Anyway, like most people, I listen to music while running, and I’ve started to notice that with nothing else to focus on while running, I pay more attention to the lyrics of whatever song happens to pop up on the iPod. I mean, usually when I'm listening to music, I'm also doing something else—driving, reading, cleaning, typing, general multitasking, what have you. But when I'm running, I'm pretty much just listening. As a result, I've begun to discover a number of differences between what up until this moment I thought the lyrics were, and what I have now actually discovered the lyrics to be. And I thought I would pass along some of these discoveries as I stumble upon them.

[An aside: I've discovered that this phenomenon is called a mondegreen, which is "the mishearing or misinterpretation of a phrase, typically a standardized phrase such as a line in a poem or a lyric in a song, due to near homophony, in a way that gives it a new meaning." Excellent word.]

I'll start with a little ditty by Creedence Clearwater Revival.
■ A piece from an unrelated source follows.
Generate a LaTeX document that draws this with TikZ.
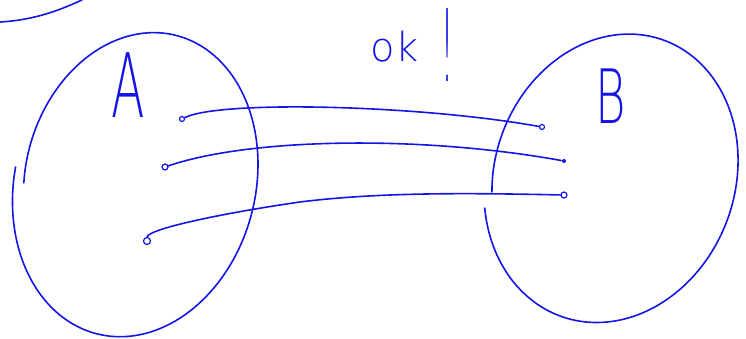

I select them due to the fact that they are the purveyors of the classic misunderstood lyric “there's a bathroom on the right” (or bad moon on the rise, if you're looking for accuracy.) Anyway, I was listening to “Lookin' Out My Back Door” (which is an excellently paced song for running, if you are interested) and there is a line which I have now determine to be “tambourines and elephants are playing in the band” which I misunderstood a variety a ways. (And I preface this by saying that even the correct line it itself makes little sense. Songs are like movies and such, and you have to be down with the allusion and metaphor and suspension of disbelief and such. So, you know, there's an elephant playing in the band, deal with it.)

I had previously always thought this line to be “memories and elephants,” which made sense in my brain, since elephants are alleged to have excellent memories. I also thought it might be “Anne Marie's an elephant” which could either refer to an actual elephant named Anne Marie, or perhaps metaphorically to a girl named Anne Marie who was perhaps a bit on the large or unattractive side (although that would take the song into a meaner direction that the rest of the happy lyrics would indicate). Anyway, I maintain that my interpretations make at least as much sense as the actual words, but it's nice to know the correct words as well.